What is required = Reproduce the lines exactly, beginning with the line that has "Write a web" and ending with the line that has "const legendNames = ['Зюганов', 'Путин', 'Миронов'];". Images are left out.

** START Provided entries **

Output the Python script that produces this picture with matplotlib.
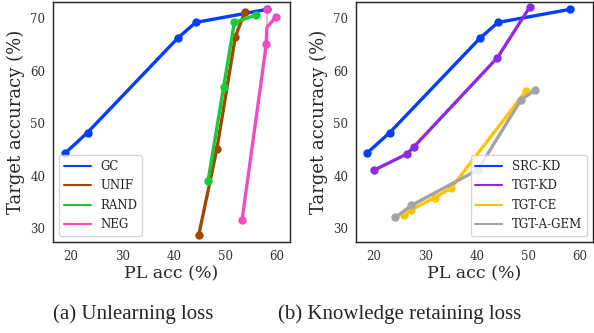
import matplotlib
matplotlib.use("Agg")
import matplotlib.pyplot as plt
from matplotlib.lines import Line2D
import seaborn as sns

sns.set_style("white")
plt.rcParams['font.family'] = ['DejaVu Serif']

# (a) unlearning loss
gc_x = [18.9, 23.2, 40.7, 44.2, 58.1]
gc_y = [44.3, 48.2, 66.2, 69.2, 71.7]
unif_x = [44.8, 48.3, 51.9, 53.7]
unif_y = [28.7, 45.0, 66.5, 71.1]
rand_x = [46.6, 49.6, 51.7, 55.9]
rand_y = [39.0, 56.8, 69.2, 70.6]
neg_x = [53.2, 57.9, 58.0, 59.8]
neg_y = [31.5, 65.0, 68.2, 70.3]
neg_extra_x = [58.0, 58.1]
neg_extra_y = [68.2, 71.7]

# (b) knowledge retaining loss
src_x = [18.7, 23.1, 40.6, 44.1, 58.1]
src_y = [44.3, 48.2, 66.2, 69.2, 71.7]
tkd_x = [20.0, 26.4, 27.7, 44.0, 50.3]
tkd_y = [41.0, 44.1, 45.4, 62.5, 72.2]
tce_x = [25.9, 27.3, 31.8, 35.0, 49.6]
tce_y = [32.4, 33.5, 35.8, 37.6, 56.2]
gem_x = [24.2, 27.3, 40.2, 48.6, 51.3]
gem_y = [32.0, 34.3, 41.1, 54.5, 56.3]

fig = plt.figure(figsize=(5.94, 3.33), dpi=100)
ax1 = fig.add_axes([0.0892, 0.273, 0.399, 0.721])
ax2 = fig.add_axes([0.599, 0.273, 0.399, 0.721])

lw, ms = 2.4, 5
ax1.plot(gc_x, gc_y, '-o', color='#023eff', lw=lw, ms=ms, label='GC')
ax1.plot(unif_x, unif_y, '-o', color='#9f4800', lw=lw, ms=ms, label='UNIF')
ax1.plot(rand_x, rand_y, '-o', color='#1ac938', lw=lw, ms=ms, label='RAND')
ax1.plot(neg_x, neg_y, '-o', color='#f14cc1', lw=lw, ms=ms, markevery=[0, 1, 3], label='NEG')
ax1.plot(neg_extra_x, neg_extra_y, '-o', color='#f14cc1', lw=0.6, ms=ms, markevery=[1])

ax2.plot(src_x, src_y, '-o', color='#023eff', lw=lw, ms=ms, label='SRC-KD')
ax2.plot(tkd_x, tkd_y, '-o', color='#8b2be2', lw=lw, ms=ms, label='TGT-KD')
ax2.plot(tce_x, tce_y, '-o', color='#ffc400', lw=lw, ms=ms, label='TGT-CE')
ax2.plot(gem_x, gem_y, '-o', color='#a3a3a3', lw=lw, ms=ms, label='TGT-A-GEM')

for ax in (ax1, ax2):
    ax.set_xlim(16.5, 62.5)
    ax.set_ylim(27.3, 73.1)
    ax.set_xticks([20, 30, 40, 50, 60])
    ax.set_yticks([30, 40, 50, 60, 70])
    ax.tick_params(labelsize=8.5, colors='#333333', pad=2)
    ax.set_xlabel('PL acc (%)', fontsize=12.5, labelpad=2)
    ax.set_ylabel('Target accuracy (%)', fontsize=13, labelpad=4)
    for s in ax.spines.values():
        s.set_color('#222222')
        s.set_linewidth(1.0)
    handles = [Line2D([], [], color=l.get_color(), lw=1.5) for l in ax.get_lines() if not l.get_label().startswith('_')]
    labels = [l.get_label() for l in ax.get_lines() if not l.get_label().startswith('_')]
    ax.legend(handles, labels, loc='lower left' if ax is ax1 else 'lower right',
              fontsize=8.5, handlelength=2.3, labelspacing=0.55, borderaxespad=0.5)

fig.text(0.224, 0.057, '(a) Unlearning loss', family='Liberation Serif', fontsize=15, ha='center', va='center')
fig.text(0.673, 0.057, '(b) Knowledge retaining loss', family='Liberation Serif', fontsize=15, ha='center', va='center')

fig.savefig('out.png', dpi=100)
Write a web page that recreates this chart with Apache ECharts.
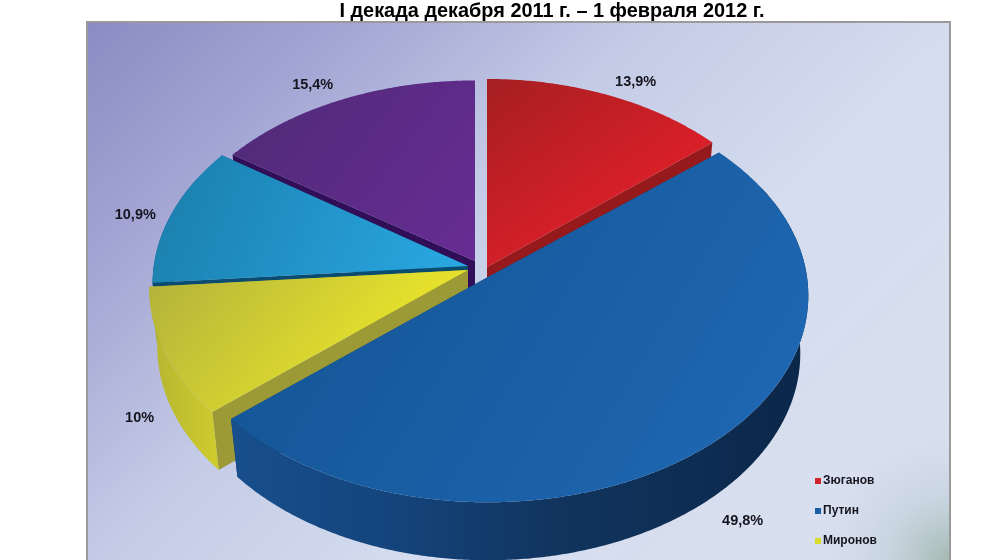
<!DOCTYPE html>
<html><head><meta charset="utf-8">
<style>html,body{margin:0;padding:0;background:#fff}#c{width:1000px;height:560px}</style>
<script src="https://cdn.jsdelivr.net/npm/echarts@6/dist/echarts.min.js"></script>
</head><body><div id="c"></div>
<script>
const titleText = 'I декада декабря 2011 г. – 1 февраля 2012 г.';
const sliceNames = ['Зюганов', 'Путин', 'Миронов', 'Сегмент 4', 'Сегмент 5'];
const sliceValues = [13.9, 49.8, 10, 10.9, 15.4];
const sliceLabels = ['13,9%', '49,8%', '10%', '10,9%', '15,4%'];
const legendNames = ['Зюганов', 'Путин', 'Миронов'];

// styling / projection settings
const RX = 319, RY = 205, K = 0.09, DEPTH = 58, SHRINK = 0.975;
const apex = [[487, 267], [488, 277], [468, 270], [468, 266], [475, 261]];
const sliceScale = [[0.975, 1], [1, 1], [0.995, 1], [0.985, 1], [0.97, 0.96]];
const labelOffset = [[27, -13], [33, 76], [-25, 66], [-36, 1], [-29, -15]];
const drawOrder = [4, 3, 0, 2, 1];
const legendColor = ['#d0232b', '#1a5fa6', '#dcdc2a', '#2a9fd8', '#5f2d8c'];
const topFill = [
  ['#a51f22', '#e81f2a'], ['#125391', '#2069b6'], ['#b2b13c', '#e4e02c'],
  ['#1a7dab', '#2aa9e4'], ['#4e2a76', '#682c94']
];
const topDir = [[0.6, 1], [1, 1], [0.55, 1], [1, 1], [1, 1]];
const radialFill = ['#96191c', '#0f3a6f', '#9b9a36', '#0a4c70', '#300f58'];
const wallStops = [
  [[0, '#8e1518'], [1, '#8e1518']],
  [[0, '#174f8c'], [0.3, '#14437a'], [0.55, '#11355f'], [1, '#0b2749']],
  [[0, '#b5b431'], [1, '#cfcc2e']],
  [[0, '#0a4c70'], [1, '#0a4c70']],
  [[0, '#300f58'], [1, '#300f58']]
];

const total = sliceValues.reduce((a, b) => a + b, 0);
const startAngles = sliceValues.map((v, i) =>
  sliceValues.slice(0, i).reduce((a, b) => a + b, 0) / total * 2 * Math.PI);

function project(i, t) {
  const s = 1 / (1 + K * Math.cos(t));
  return [apex[i][0] + RX * sliceScale[i][0] * Math.sin(t) * s,
          apex[i][1] - RY * sliceScale[i][1] * Math.cos(t) * s];
}
function lower(i, p) {
  return [apex[i][0] + (p[0] - apex[i][0]) * SHRINK, p[1] + DEPTH];
}
function lin(stops, x2, y2) {
  return new echarts.graphic.LinearGradient(0, 0, x2, y2,
    stops.map(s => ({ offset: s[0], color: s[1] })));
}
function renderSlice(i) {
  return function () {
    const a0 = startAngles[i], a1 = a0 + sliceValues[i] / total * 2 * Math.PI;
    const n = Math.max(8, Math.round((a1 - a0) * 120));
    const arc = [];
    for (let k = 0; k <= n; k++) arc.push(project(i, a0 + (a1 - a0) * k / n));
    const c = apex[i], cLow = [c[0], c[1] + DEPTH];
    const low = arc.map(p => lower(i, p));
    const quad = (a, b, d, e) => ({ type: 'polygon', shape: { points: [a, b, d, e] },
      style: { fill: radialFill[i] } });
    const front = [];
    for (let k = 0; k <= n; k++) {
      const t = a0 + (a1 - a0) * k / n;
      if (Math.cos(t) < 0.45) front.push(k);
    }
    const children = [
      quad(c, arc[0], low[0], cLow),
      quad(c, arc[n], low[n], cLow)
    ];
    if (front.length > 1) {
      const up = front.map(k => arc[k]), dn = front.map(k => low[k]).reverse();
      children.push({ type: 'polygon', shape: { points: up.concat(dn) },
        style: { fill: lin(wallStops[i], 1, 0) } });
    }
    children.push({ type: 'polygon', shape: { points: [c].concat(arc) },
      style: { fill: lin(topFill[i].map((col, j) => [j, col]), topDir[i][0], topDir[i][1]) } });
    const mid = project(i, (a0 + a1) / 2);
    children.push({ type: 'text', style: {
      text: sliceLabels[i],
      x: mid[0] + labelOffset[i][0], y: mid[1] + labelOffset[i][1],
      fill: '#15151f', font: 'bold 14.5px "Liberation Sans", Arial, sans-serif',
      align: 'center', verticalAlign: 'middle' } });
    return { type: 'group', children };
  };
}

const chart = echarts.init(document.getElementById('c'), null, { renderer: 'canvas' });
chart.setOption({
  animation: false,
  backgroundColor: '#fff',
  title: {
    text: titleText, left: 547, top: -3, textAlign: 'center',
    textStyle: { fontFamily: '"Liberation Sans", Arial, sans-serif', fontWeight: 'bold', fontSize: 19.9, color: '#000' }
  },
  legend: {
    data: legendNames, orient: 'vertical', left: 810, top: 470, itemWidth: 6, itemHeight: 6,
    itemGap: 18, icon: 'rect',
    textStyle: { fontFamily: '"Liberation Sans", Arial, sans-serif', fontWeight: 'bold', fontSize: 12, color: '#15151f', padding: [0, 0, 0, -3] }
  },
  graphic: [
    { type: 'rect', z: 0, shape: { x: 87, y: 22, width: 863, height: 540 },
      style: { stroke: '#9a9a9a', lineWidth: 2,
        fill: new echarts.graphic.LinearGradient(0, 0, 0.7, 1.15, [
          { offset: 0, color: '#8a8bc3' }, { offset: 0.22, color: '#a4a7d4' },
          { offset: 0.45, color: '#c4cbe6' }, { offset: 0.7, color: '#d4dcef' }, { offset: 1, color: '#d8dfee' }]) } },
    { type: 'rect', z: 0, shape: { x: 800, y: 420, width: 149, height: 140 },
      style: { fill: new echarts.graphic.RadialGradient(1, 1, 1, [
        { offset: 0, color: 'rgba(160,180,170,0.9)' }, { offset: 0.45, color: 'rgba(185,202,210,0.5)' },
        { offset: 1, color: 'rgba(214,220,239,0)' }]) } }
  ],
  series: drawOrder.map(i => ({
    type: 'custom', name: sliceNames[i], coordinateSystem: 'none', silent: true,
    itemStyle: { color: legendColor[i] }, data: [[sliceValues[i]]], renderItem: renderSlice(i)
  }))
});
</script></body></html>
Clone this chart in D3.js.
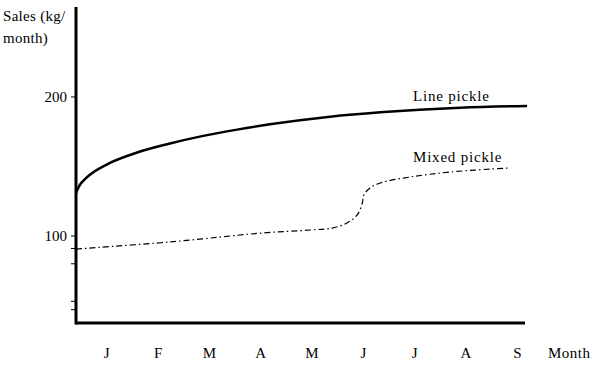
<!DOCTYPE html>
<html>
<head>
<meta charset="utf-8">
<script src="https://cdn.jsdelivr.net/npm/d3@7"></script>
<style>
  body { margin: 0; background: #fff; }
  svg text { font-family: "Liberation Serif", "Tinos", "DejaVu Serif", serif; font-size: 15px; fill: #000; }
</style>
</head>
<body>
<svg id="chart" width="599" height="366"></svg>
<script>
// month labels sit on positions 1..9
const monthLabels = ["J", "F", "M", "A", "M", "J", "J", "A", "S"];
const yTickValues = [200, 100, 91, 80, 53, 47];
const yTickLabels = { 200: "200", 100: "100" };

// Line pickle (solid)
const lineMonths = [0.4, 0.48, 0.58, 0.67, 1.06, 1.59, 2.23, 2.88, 3.54, 4.18, 5.35, 6.33, 7.89, 9.19];
const lineSales  = [131, 137, 141, 144, 152.5, 160, 166.5, 172, 176.5, 180.3, 185.8, 189, 192.3, 193.5];

// Mixed pickle (dashed)
const mixedMonths = [0.4, 2.23, 4.05, 4.96, 5.41, 5.68, 5.88, 5.98, 6.01, 6.13, 6.33, 6.91, 7.69, 8.82];
const mixedSales  = [90.6, 95.7, 102.2, 104.3, 105.8, 109.4, 115.1, 123.7, 129.5, 134.5, 138.1, 142.4, 146, 148.9];

const svg = d3.select("#chart");

const x = d3.scaleLinear().domain([0.4, 9.15]).range([76, 525]);
const y = d3.scaleLinear().domain([37.4, 264.7]).range([323, 7]);

// axes
svg.append("line")
    .attr("x1", x(0.4)).attr("x2", x(0.4))
    .attr("y1", y(264.7)).attr("y2", y(37.4) + 1.5)
    .attr("stroke", "#000").attr("stroke-width", 3);
svg.append("line")
    .attr("x1", x(0.4)).attr("x2", x(9.15))
    .attr("y1", y(37.4)).attr("y2", y(37.4))
    .attr("stroke", "#000").attr("stroke-width", 3);

// y ticks
const yTicks = svg.append("g");
yTicks.selectAll("line").data(yTickValues).join("line")
    .attr("x1", x(0.4) - 5).attr("x2", x(0.4))
    .attr("y1", d => y(d)).attr("y2", d => y(d))
    .attr("stroke", "#000").attr("stroke-width", 1);
yTicks.selectAll("text").data(yTickValues.filter(d => yTickLabels[d])).join("text")
    .attr("x", 67).attr("y", d => y(d) + 5)
    .attr("text-anchor", "end")
    .text(d => yTickLabels[d]);

// month labels
svg.append("g").selectAll("text").data(monthLabels).join("text")
    .attr("x", (d, i) => x(i + 1)).attr("y", 358)
    .attr("text-anchor", "middle")
    .text(d => d);

svg.append("text").attr("x", 548).attr("y", 358).attr("letter-spacing", 0.5).text("Month");
svg.append("text").attr("x", 3).attr("y", 21).attr("letter-spacing", 0.3).text("Sales (kg/");
svg.append("text").attr("x", 3).attr("y", 43).attr("letter-spacing", 0.3).text("month)");

const line = d3.line()
    .x(d => x(d[0]))
    .y(d => y(d[1]))
    .curve(d3.curveMonotoneX);

svg.append("path")
    .datum(d3.zip(lineMonths, lineSales))
    .attr("d", line)
    .attr("fill", "none")
    .attr("stroke", "#000")
    .attr("stroke-width", 2.5);

svg.append("path")
    .datum(d3.zip(mixedMonths, mixedSales))
    .attr("d", d3.line().x(d => x(d[0])).y(d => y(d[1])).curve(d3.curveCatmullRom))
    .attr("fill", "none")
    .attr("stroke", "#000")
    .attr("stroke-width", 1.2)
    .attr("stroke-dasharray", "6,3,1.5,3");

// series labels
svg.append("text").attr("x", 413).attr("y", 101).attr("letter-spacing", 0.8).text("Line pickle");
svg.append("text").attr("x", 413).attr("y", 162).attr("letter-spacing", 0.8).text("Mixed pickle");
</script>
</body>
</html>
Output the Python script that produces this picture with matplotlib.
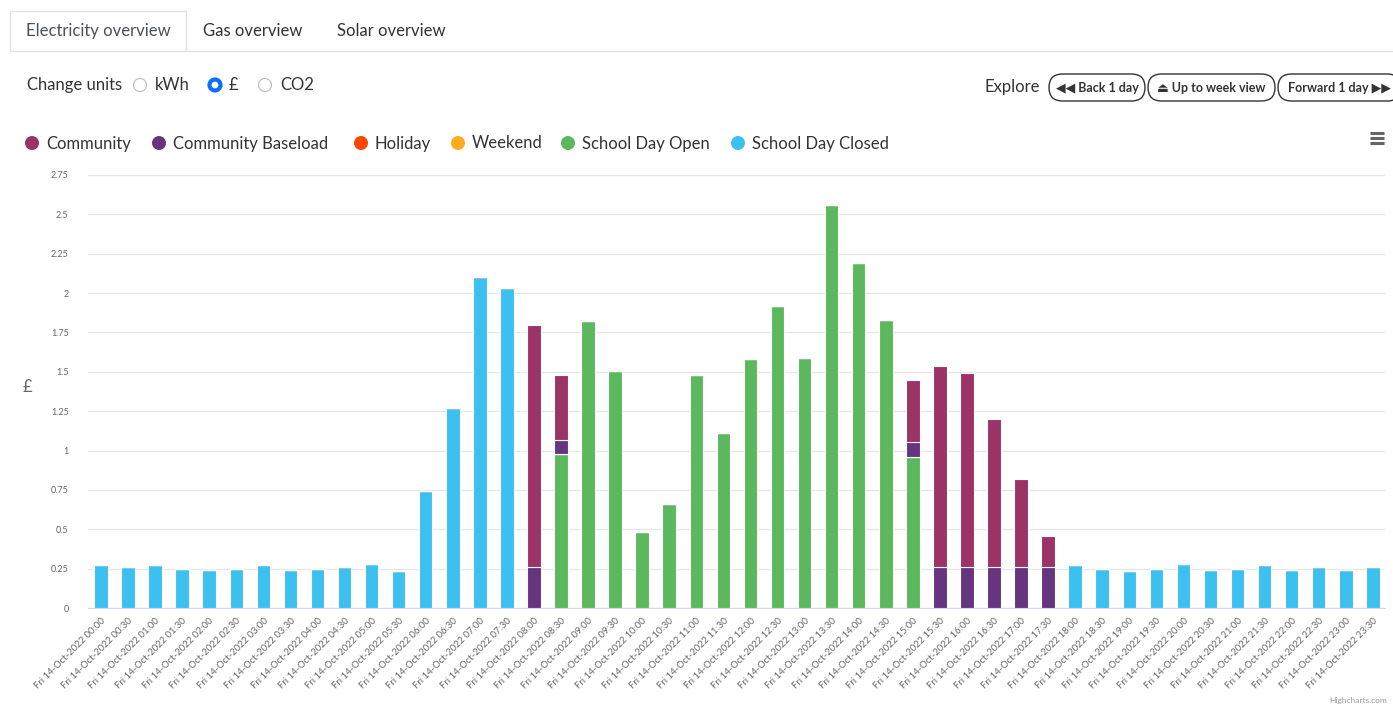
import matplotlib.pyplot as plt
import numpy as np
from matplotlib.patches import FancyBboxPatch, Rectangle, Circle

plt.rcParams['font.family'] = ['Lato', 'DejaVu Sans']

# half-hourly periods for Fri 14-Oct-2022
times = ['00:00', '00:30', '01:00', '01:30', '02:00', '02:30', '03:00', '03:30',
         '04:00', '04:30', '05:00', '05:30', '06:00', '06:30', '07:00', '07:30',
         '08:00', '08:30', '09:00', '09:30', '10:00', '10:30', '11:00', '11:30',
         '12:00', '12:30', '13:00', '13:30', '14:00', '14:30', '15:00', '15:30',
         '16:00', '16:30', '17:00', '17:30', '18:00', '18:30', '19:00', '19:30',
         '20:00', '20:30', '21:00', '21:30', '22:00', '22:30', '23:00', '23:30']
labels = ['Fri 14-Oct-2022 ' + t for t in times]

school_closed = [0.27, 0.26, 0.27, 0.25, 0.24, 0.25, 0.27, 0.24,
                 0.25, 0.26, 0.28, 0.235, 0.74, 1.27, 2.10, 2.03,
                 0, 0, 0, 0, 0, 0, 0, 0,
                 0, 0, 0, 0, 0, 0, 0, 0,
                 0, 0, 0, 0, 0.27, 0.25, 0.235, 0.25,
                 0.28, 0.24, 0.25, 0.27, 0.24, 0.26, 0.24, 0.26]
school_open = [0, 0, 0, 0, 0, 0, 0, 0,
               0, 0, 0, 0, 0, 0, 0, 0,
               0, 0.98, 1.82, 1.505, 0.48, 0.66, 1.48, 1.11,
               1.58, 1.92, 1.59, 2.56, 2.19, 1.83, 0.96, 0,
               0, 0, 0, 0, 0, 0, 0, 0,
               0, 0, 0, 0, 0, 0, 0, 0]
weekend = [0] * 48
holiday = [0] * 48
baseload = [0, 0, 0, 0, 0, 0, 0, 0,
            0, 0, 0, 0, 0, 0, 0, 0,
            0.26, 0.09, 0, 0, 0, 0, 0, 0,
            0, 0, 0, 0, 0, 0, 0.095, 0.26,
            0.26, 0.26, 0.26, 0.26, 0, 0, 0, 0,
            0, 0, 0, 0, 0, 0, 0, 0]
community = [0, 0, 0, 0, 0, 0, 0, 0,
             0, 0, 0, 0, 0, 0, 0, 0,
             1.54, 0.41, 0, 0, 0, 0, 0, 0,
             0, 0, 0, 0, 0, 0, 0.395, 1.28,
             1.23, 0.94, 0.56, 0.20, 0, 0, 0, 0,
             0, 0, 0, 0, 0, 0, 0, 0]

series_names = ['Community', 'Community Baseload', 'Holiday', 'Weekend',
                'School Day Open', 'School Day Closed']
colours = ['#9c3367', '#67347f', '#ff4500', '#ffac21', '#5cb85c', '#3bc0f0']

W, H = 1393, 705
fig = plt.figure(figsize=(W / 100, H / 100), dpi=100)

# overlay in pixel coordinates for the page furniture
ui = fig.add_axes([0, 0, 1, 1])
ui.set_xlim(0, W)
ui.set_ylim(H, 0)
ui.axis('off')

ax = fig.add_axes([88 / W, 1 - 608 / H, (1385 - 88) / W, (608 - 175) / H])

x = np.arange(len(labels))
# stack from bottom: last legend series sits at the bottom
stack = [(school_closed, colours[5]), (school_open, colours[4]),
         (weekend, colours[3]), (holiday, colours[2]),
         (baseload, colours[1]), (community, colours[0])]
bottom = np.zeros(len(labels))
for vals, col in stack:
    vals = np.array(vals, dtype=float)
    ax.bar(x, vals, 0.5, bottom=bottom, color=col, edgecolor='white',
           linewidth=0.8, zorder=3)
    bottom += vals

ax.set_xlim(-0.48, 47.45)
ax.set_ylim(0, 2.75)
ax.set_yticks(np.arange(0, 2.76, 0.25))
ax.set_yticklabels(['0', '0.25', '0.5', '0.75', '1', '1.25', '1.5', '1.75',
                    '2', '2.25', '2.5', '2.75'])
ax.grid(axis='y', color='#e6e6e6', linewidth=0.9, zorder=0)
ax.set_xticks(x)
ax.set_xticklabels(labels, rotation=45, ha='right', rotation_mode='anchor',
                   fontsize=6.8, color='#666666')
ax.tick_params(axis='x', length=0, pad=6)
ax.tick_params(axis='y', length=0, labelsize=6.5, labelcolor='#666666', pad=14)
for side in ['top', 'right', 'left']:
    ax.spines[side].set_visible(False)
ax.spines['bottom'].set_color('#ccd6eb')
ui.text(27, 387, '£', ha='center', va='center', fontsize=12, color='#666666')

# tabs
ui.plot([186, W], [51, 51], color='#dee2e6', lw=1)
ui.add_patch(Rectangle((10, 11), 176, 40, facecolor='white',
                       edgecolor='#dee2e6', lw=1))
ui.text(98, 31, 'Electricity overview', ha='center', va='center',
        fontsize=12, color='#495057')
ui.text(253, 31, 'Gas overview', ha='center', va='center',
        fontsize=12, color='#333333')
ui.text(391, 31, 'Solar overview', ha='center', va='center',
        fontsize=12, color='#333333')

# unit selector
ui.text(27, 85, 'Change units', va='center', fontsize=12, color='#333333')
for cx, sel in [(140, False), (215, True), (265, False)]:
    if sel:
        ui.add_patch(Circle((cx, 85), 5.5, facecolor='white',
                            edgecolor='#0d6efd', lw=3))
    else:
        ui.add_patch(Circle((cx, 85), 6.5, facecolor='white',
                            edgecolor='#bbbbbb', lw=0.8))
ui.text(155, 85, 'kWh', va='center', fontsize=12, color='#333333')
ui.text(229, 85, '£', va='center', fontsize=12, color='#333333')
ui.text(280, 85, 'CO2', va='center', fontsize=12, color='#333333')

# explore buttons
ui.text(985, 87, 'Explore', va='center', fontsize=12, color='#333333')
buttons = [(1048, 1146, '◀◀ Back 1 day'), (1147, 1276, '⏏ Up to week view'),
           (1277, 1402, 'Forward 1 day ▶▶')]
for x0, x1, txt in buttons:
    ui.add_patch(FancyBboxPatch((x0 + 1, 74), x1 - x0 - 2, 27,
                                boxstyle='round,pad=0,rounding_size=13.5',
                                facecolor='white', edgecolor='#333333', lw=1))
    ui.text((x0 + x1) / 2, 87.5, txt, ha='center', va='center',
            fontsize=9, fontweight='bold', color='#333333')

# legend
leg_items = [32, 159, 361, 458, 568, 738]
for lx, name, col in zip(leg_items, series_names, colours):
    ui.add_patch(Circle((lx, 143), 7, facecolor=col, edgecolor='none'))
    ui.text(lx + 14, 143.5, name, va='center', fontsize=12, color='#333333')

# menu icon
for dy in [133, 138, 143]:
    ui.plot([1370, 1384], [dy, dy], color='#666666', lw=2.2,
            solid_capstyle='butt')

ui.text(1387, 701, 'Highcharts.com', ha='right', va='center',
        fontsize=6, color='#999999')

fig.savefig('out.png', dpi=100)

** END Provided entries **

Solution =
Write a web page that recreates this chart with Apache ECharts.
<!DOCTYPE html>
<html><head><meta charset="utf-8">
<style>html,body{margin:0;padding:0;background:#fff}#c{width:1000px;height:560px}</style>
<script src="https://cdn.jsdelivr.net/npm/echarts@6/dist/echarts.min.js"></script>
</head><body><div id="c"></div>
<script>
const titleText = 'I декада декабря 2011 г. – 1 февраля 2012 г.';
const sliceNames = ['Зюганов', 'Путин', 'Миронов', 'Сегмент 4', 'Сегмент 5'];
const sliceValues = [13.9, 49.8, 10, 10.9, 15.4];
const sliceLabels = ['13,9%', '49,8%', '10%', '10,9%', '15,4%'];
const legendNames = ['Зюганов', 'Путин', 'Миронов'];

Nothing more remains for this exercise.